» **What this task involves**
Leave the pictures out and retype the lines from the beginning through the line with "ax.yaxis.set_label_coords(-0.073, 0.472)", both ends included.

------------------------------------------------------------

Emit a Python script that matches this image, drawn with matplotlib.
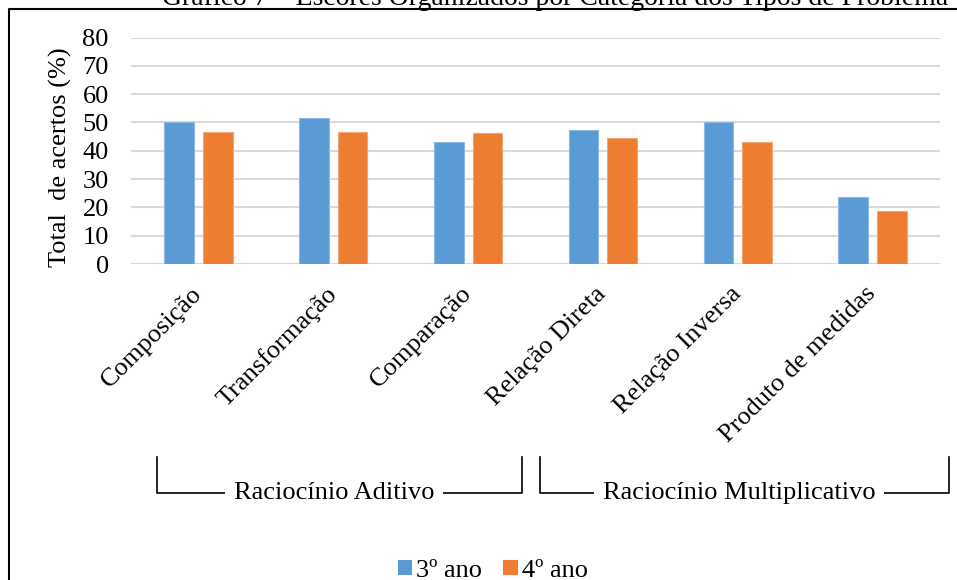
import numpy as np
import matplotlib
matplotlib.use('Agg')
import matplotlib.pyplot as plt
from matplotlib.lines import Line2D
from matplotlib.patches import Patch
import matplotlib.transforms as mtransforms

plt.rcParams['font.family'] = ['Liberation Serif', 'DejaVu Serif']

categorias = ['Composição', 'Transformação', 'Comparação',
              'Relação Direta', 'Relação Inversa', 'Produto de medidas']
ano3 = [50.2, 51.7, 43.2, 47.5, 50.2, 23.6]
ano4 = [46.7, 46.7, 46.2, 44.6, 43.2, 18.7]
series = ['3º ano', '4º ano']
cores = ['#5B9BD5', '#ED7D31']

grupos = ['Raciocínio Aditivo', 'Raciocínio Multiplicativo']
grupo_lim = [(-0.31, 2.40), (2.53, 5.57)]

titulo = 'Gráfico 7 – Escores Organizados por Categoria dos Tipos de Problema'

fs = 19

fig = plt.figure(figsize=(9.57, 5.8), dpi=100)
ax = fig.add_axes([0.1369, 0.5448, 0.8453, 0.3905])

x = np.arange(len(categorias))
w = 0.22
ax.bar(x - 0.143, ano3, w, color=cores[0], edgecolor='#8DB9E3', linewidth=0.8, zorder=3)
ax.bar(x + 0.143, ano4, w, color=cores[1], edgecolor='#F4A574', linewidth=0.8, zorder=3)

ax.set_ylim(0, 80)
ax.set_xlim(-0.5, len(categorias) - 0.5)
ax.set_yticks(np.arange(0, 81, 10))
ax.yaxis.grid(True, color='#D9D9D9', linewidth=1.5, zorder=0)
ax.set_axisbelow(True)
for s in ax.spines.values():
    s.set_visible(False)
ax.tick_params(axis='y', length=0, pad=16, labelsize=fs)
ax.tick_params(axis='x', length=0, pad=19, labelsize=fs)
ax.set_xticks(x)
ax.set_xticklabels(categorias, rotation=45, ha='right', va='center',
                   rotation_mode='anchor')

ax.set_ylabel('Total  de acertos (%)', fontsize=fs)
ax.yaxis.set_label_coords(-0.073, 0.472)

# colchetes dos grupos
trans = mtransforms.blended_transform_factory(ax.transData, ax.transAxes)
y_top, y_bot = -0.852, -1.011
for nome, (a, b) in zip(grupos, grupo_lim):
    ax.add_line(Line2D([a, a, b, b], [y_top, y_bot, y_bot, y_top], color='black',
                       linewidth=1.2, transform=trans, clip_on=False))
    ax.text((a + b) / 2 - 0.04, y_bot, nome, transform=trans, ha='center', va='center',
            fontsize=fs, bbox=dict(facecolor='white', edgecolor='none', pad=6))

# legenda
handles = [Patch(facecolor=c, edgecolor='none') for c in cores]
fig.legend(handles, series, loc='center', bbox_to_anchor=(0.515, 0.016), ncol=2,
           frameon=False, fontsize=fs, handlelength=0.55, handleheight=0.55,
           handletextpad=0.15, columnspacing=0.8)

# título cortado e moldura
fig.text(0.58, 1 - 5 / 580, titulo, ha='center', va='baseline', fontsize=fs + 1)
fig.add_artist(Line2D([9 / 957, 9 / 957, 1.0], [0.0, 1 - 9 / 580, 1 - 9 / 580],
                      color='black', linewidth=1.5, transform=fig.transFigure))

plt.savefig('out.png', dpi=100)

------------------------------------------------------------

» **Full response**
Emit a Python script that matches this image, drawn with matplotlib.
import numpy as np
import matplotlib
matplotlib.use('Agg')
import matplotlib.pyplot as plt
from matplotlib.lines import Line2D
from matplotlib.patches import Patch
import matplotlib.transforms as mtransforms

plt.rcParams['font.family'] = ['Liberation Serif', 'DejaVu Serif']

categorias = ['Composição', 'Transformação', 'Comparação',
              'Relação Direta', 'Relação Inversa', 'Produto de medidas']
ano3 = [50.2, 51.7, 43.2, 47.5, 50.2, 23.6]
ano4 = [46.7, 46.7, 46.2, 44.6, 43.2, 18.7]
series = ['3º ano', '4º ano']
cores = ['#5B9BD5', '#ED7D31']

grupos = ['Raciocínio Aditivo', 'Raciocínio Multiplicativo']
grupo_lim = [(-0.31, 2.40), (2.53, 5.57)]

titulo = 'Gráfico 7 – Escores Organizados por Categoria dos Tipos de Problema'

fs = 19

fig = plt.figure(figsize=(9.57, 5.8), dpi=100)
ax = fig.add_axes([0.1369, 0.5448, 0.8453, 0.3905])

x = np.arange(len(categorias))
w = 0.22
ax.bar(x - 0.143, ano3, w, color=cores[0], edgecolor='#8DB9E3', linewidth=0.8, zorder=3)
ax.bar(x + 0.143, ano4, w, color=cores[1], edgecolor='#F4A574', linewidth=0.8, zorder=3)

ax.set_ylim(0, 80)
ax.set_xlim(-0.5, len(categorias) - 0.5)
ax.set_yticks(np.arange(0, 81, 10))
ax.yaxis.grid(True, color='#D9D9D9', linewidth=1.5, zorder=0)
ax.set_axisbelow(True)
for s in ax.spines.values():
    s.set_visible(False)
ax.tick_params(axis='y', length=0, pad=16, labelsize=fs)
ax.tick_params(axis='x', length=0, pad=19, labelsize=fs)
ax.set_xticks(x)
ax.set_xticklabels(categorias, rotation=45, ha='right', va='center',
                   rotation_mode='anchor')

ax.set_ylabel('Total  de acertos (%)', fontsize=fs)
ax.yaxis.set_label_coords(-0.073, 0.472)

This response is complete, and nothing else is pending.